start

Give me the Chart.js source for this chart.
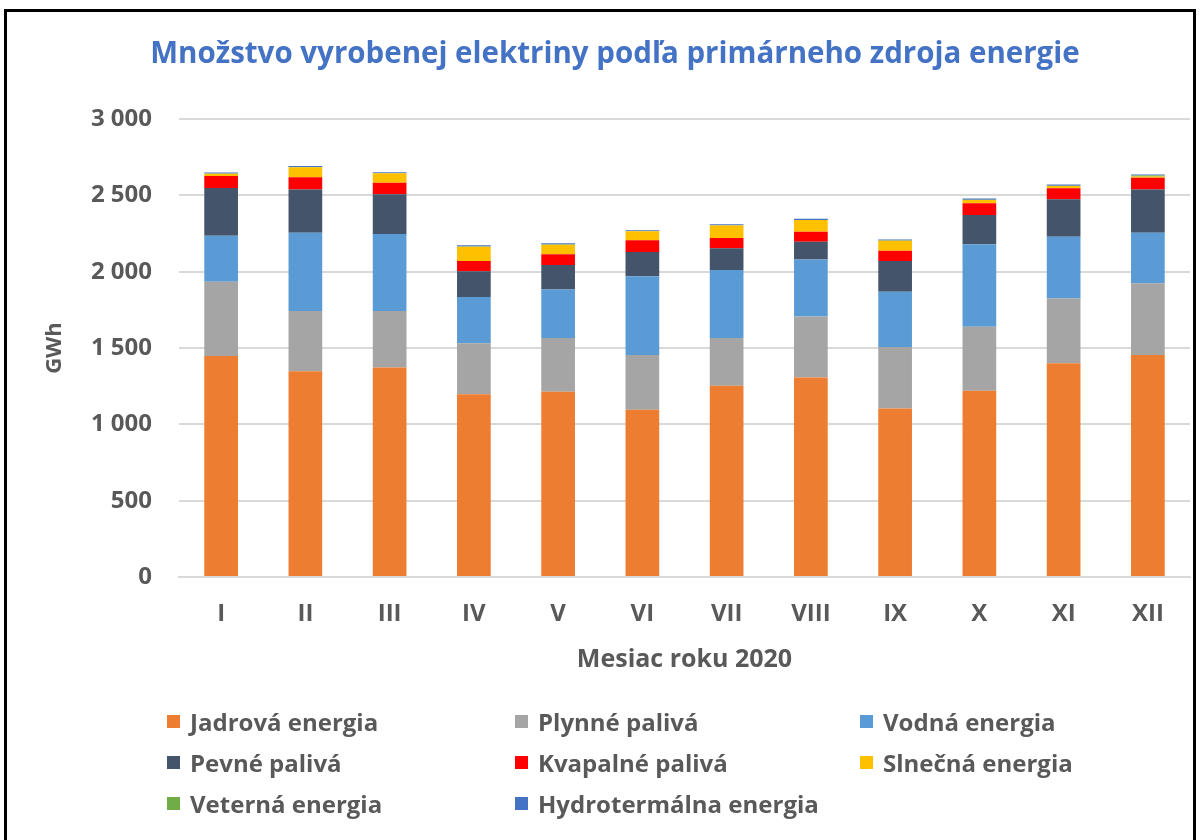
<html lang="sk">
<head>
<meta charset="UTF-8">
<title>Množstvo vyrobenej elektriny</title>
<script src="https://cdn.jsdelivr.net/npm/chart.js"></script>
<style>
    body {
        margin: 0;
        background: #fff;
        font-family: 'Open Sans', sans-serif;
    }
    .wrap {
        position: relative;
        width: 1202px;
        height: 840px;
    }
    .frame {
        position: absolute;
        left: 4px;
        top: 9px;
        width: 1192px;
        height: 840px;
        border: 3px solid #000;
        border-bottom: none;
        box-sizing: border-box;
        pointer-events: none;
    }
    .legend {
        position: absolute;
        left: 167px;
        top: 701px;
        display: grid;
        grid-template-columns: 348px 345px 300px;
        grid-auto-rows: 41px;
        color: #595959;
        font-size: 24px;
        font-weight: bold;
    }
    .legend div {
        display: flex;
        align-items: center;
    }
    .legend span.box {
        width: 13px;
        height: 13px;
        margin-right: 10px;
        flex: none;
    }
</style>
</head>
<body>
<div class="wrap">
    <canvas id="chart" width="1202" height="840"></canvas>
    <div class="frame"></div>
    <div class="legend" id="legend"></div>
</div>
<script>
const months = ['I', 'II', 'III', 'IV', 'V', 'VI', 'VII', 'VIII', 'IX', 'X', 'XI', 'XII'];

// GWh per month
const jadrova   = [1447, 1347, 1373, 1197, 1214, 1096, 1253, 1306, 1103, 1220, 1400, 1454];
const plynne    = [487, 395, 369, 334, 351, 358, 312, 401, 404, 420, 425, 470];
const vodna     = [302, 513, 505, 303, 319, 516, 446, 372, 362, 539, 404, 331];
const pevne     = [312, 284, 260, 168, 160, 159, 142, 117, 201, 192, 245, 284];
const kvapalne  = [79, 79, 76, 68, 70, 76, 67, 66, 67, 77, 72, 76];
const slnecna   = [15, 66, 61, 94, 63, 59, 83, 76, 66, 21, 15, 8];
const veterna   = [1, 1, 1, 1, 1, 3, 1, 1, 1, 2, 2, 7];
const hydroterm = [6, 7, 7, 8, 8, 5, 7, 7, 7, 8, 8, 6];

const series = [
    { label: 'Jadrová energia', data: jadrova, color: '#ED7D31' },
    { label: 'Plynné palivá', data: plynne, color: '#A5A5A5' },
    { label: 'Vodná energia', data: vodna, color: '#5B9BD5' },
    { label: 'Pevné palivá', data: pevne, color: '#44546A' },
    { label: 'Kvapalné palivá', data: kvapalne, color: '#FF0000' },
    { label: 'Slnečná energia', data: slnecna, color: '#FFC000' },
    { label: 'Veterná energia', data: veterna, color: '#70AD47' },
    { label: 'Hydrotermálna energia', data: hydroterm, color: '#4472C4' }
];

const grey = '#595959';
const font = 'Open Sans';

new Chart(document.getElementById('chart'), {
    type: 'bar',
    data: {
        labels: months,
        datasets: series.map(s => ({
            label: s.label,
            data: s.data,
            backgroundColor: s.color,
            categoryPercentage: 0.4,
            barPercentage: 1
        }))
    },
    options: {
        responsive: false,
        animation: false,
        // left padding is wide so the title centres over the plot like in the original
        layout: { padding: { left: 40, right: 12, top: 0, bottom: 155 } },
        plugins: {
            legend: { display: false },
            tooltip: { enabled: false },
            title: {
                display: true,
                text: 'Množstvo vyrobenej elektriny podľa primárneho zdroja energie',
                color: '#4472C4',
                font: { family: font, size: 29.5, weight: 'bold', lineHeight: 1.2 },
                padding: { top: 37, bottom: 46.6 }
            }
        },
        scales: {
            x: {
                stacked: true,
                grid: { display: false, drawTicks: false },
                border: { color: '#D9D9D9', width: 2 },
                ticks: { color: grey, font: { family: font, size: 24, weight: 'bold' }, padding: 23 },
                title: {
                    display: true,
                    text: 'Mesiac roku 2020',
                    color: grey,
                    font: { family: font, size: 25, weight: 'bold' },
                    padding: { top: 0, bottom: 10 }
                },
                afterFit: s => { s.height = 108; }
            },
            y: {
                stacked: true,
                min: 0,
                max: 3000,
                ticks: {
                    stepSize: 500,
                    color: grey,
                    font: { family: font, size: 24, weight: 'bold' },
                    padding: 27,
                    callback: v => v.toLocaleString('fr-FR').replace(/\s/g, ' ')
                },
                grid: { color: '#D9D9D9', lineWidth: 2, drawTicks: false },
                border: { display: false },
                title: {
                    display: true,
                    text: 'GWh',
                    color: grey,
                    font: { family: font, size: 22, weight: 'bold' },
                    padding: { top: 2, bottom: 0 }
                },
                afterFit: s => { s.width = 139; }
            }
        }
    }
});

// legend in three columns like the original
const legend = document.getElementById('legend');
series.forEach(s => {
    const item = document.createElement('div');
    item.innerHTML = '<span class="box" style="background:' + s.color + '"></span>' + s.label;
    legend.appendChild(item);
});
</script>
</body>
</html>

end

__EXERCISE TASK__: Strip out the pictures and quote the remaining data word for word.

__EXERCISE RESULT__:
Give me the Chart.js source for this chart.
<html lang="sk">
<head>
<meta charset="UTF-8">
<title>Množstvo vyrobenej elektriny</title>
<script src="https://cdn.jsdelivr.net/npm/chart.js"></script>
<style>
    body {
        margin: 0;
        background: #fff;
        font-family: 'Open Sans', sans-serif;
    }
    .wrap {
        position: relative;
        width: 1202px;
        height: 840px;
    }
    .frame {
        position: absolute;
        left: 4px;
        top: 9px;
        width: 1192px;
        height: 840px;
        border: 3px solid #000;
        border-bottom: none;
        box-sizing: border-box;
        pointer-events: none;
    }
    .legend {
        position: absolute;
        left: 167px;
        top: 701px;
        display: grid;
        grid-template-columns: 348px 345px 300px;
        grid-auto-rows: 41px;
        color: #595959;
        font-size: 24px;
        font-weight: bold;
    }
    .legend div {
        display: flex;
        align-items: center;
    }
    .legend span.box {
        width: 13px;
        height: 13px;
        margin-right: 10px;
        flex: none;
    }
</style>
</head>
<body>
<div class="wrap">
    <canvas id="chart" width="1202" height="840"></canvas>
    <div class="frame"></div>
    <div class="legend" id="legend"></div>
</div>
<script>
const months = ['I', 'II', 'III', 'IV', 'V', 'VI', 'VII', 'VIII', 'IX', 'X', 'XI', 'XII'];

// GWh per month
const jadrova   = [1447, 1347, 1373, 1197, 1214, 1096, 1253, 1306, 1103, 1220, 1400, 1454];
const plynne    = [487, 395, 369, 334, 351, 358, 312, 401, 404, 420, 425, 470];
const vodna     = [302, 513, 505, 303, 319, 516, 446, 372, 362, 539, 404, 331];
const pevne     = [312, 284, 260, 168, 160, 159, 142, 117, 201, 192, 245, 284];
const kvapalne  = [79, 79, 76, 68, 70, 76, 67, 66, 67, 77, 72, 76];
const slnecna   = [15, 66, 61, 94, 63, 59, 83, 76, 66, 21, 15, 8];
const veterna   = [1, 1, 1, 1, 1, 3, 1, 1, 1, 2, 2, 7];
const hydroterm = [6, 7, 7, 8, 8, 5, 7, 7, 7, 8, 8, 6];

const series = [
    { label: 'Jadrová energia', data: jadrova, color: '#ED7D31' },
    { label: 'Plynné palivá', data: plynne, color: '#A5A5A5' },
    { label: 'Vodná energia', data: vodna, color: '#5B9BD5' },
    { label: 'Pevné palivá', data: pevne, color: '#44546A' },
    { label: 'Kvapalné palivá', data: kvapalne, color: '#FF0000' },
    { label: 'Slnečná energia', data: slnecna, color: '#FFC000' },
    { label: 'Veterná energia', data: veterna, color: '#70AD47' },
    { label: 'Hydrotermálna energia', data: hydroterm, color: '#4472C4' }
];

const grey = '#595959';
const font = 'Open Sans';

new Chart(document.getElementById('chart'), {
    type: 'bar',
    data: {
        labels: months,
        datasets: series.map(s => ({
            label: s.label,
            data: s.data,
            backgroundColor: s.color,
            categoryPercentage: 0.4,
            barPercentage: 1
        }))
    },
    options: {
        responsive: false,
        animation: false,
        // left padding is wide so the title centres over the plot like in the original
        layout: { padding: { left: 40, right: 12, top: 0, bottom: 155 } },
        plugins: {
            legend: { display: false },
            tooltip: { enabled: false },
            title: {
                display: true,
                text: 'Množstvo vyrobenej elektriny podľa primárneho zdroja energie',
                color: '#4472C4',
                font: { family: font, size: 29.5, weight: 'bold', lineHeight: 1.2 },
                padding: { top: 37, bottom: 46.6 }
            }
        },
        scales: {
            x: {
                stacked: true,
                grid: { display: false, drawTicks: false },
                border: { color: '#D9D9D9', width: 2 },
                ticks: { color: grey, font: { family: font, size: 24, weight: 'bold' }, padding: 23 },
                title: {
                    display: true,
                    text: 'Mesiac roku 2020',
                    color: grey,
                    font: { family: font, size: 25, weight: 'bold' },
                    padding: { top: 0, bottom: 10 }
                },
                afterFit: s => { s.height = 108; }
            },
            y: {
                stacked: true,
                min: 0,
                max: 3000,
                ticks: {
                    stepSize: 500,
                    color: grey,
                    font: { family: font, size: 24, weight: 'bold' },
                    padding: 27,
                    callback: v => v.toLocaleString('fr-FR').replace(/\s/g, ' ')
                },
                grid: { color: '#D9D9D9', lineWidth: 2, drawTicks: false },
                border: { display: false },
                title: {
                    display: true,
                    text: 'GWh',
                    color: grey,
                    font: { family: font, size: 22, weight: 'bold' },
                    padding: { top: 2, bottom: 0 }
                },
                afterFit: s => { s.width = 139; }
            }
        }
    }
});

// legend in three columns like the original
const legend = document.getElementById('legend');
series.forEach(s => {
    const item = document.createElement('div');
    item.innerHTML = '<span class="box" style="background:' + s.color + '"></span>' + s.label;
    legend.appendChild(item);
});
</script>
</body>
</html>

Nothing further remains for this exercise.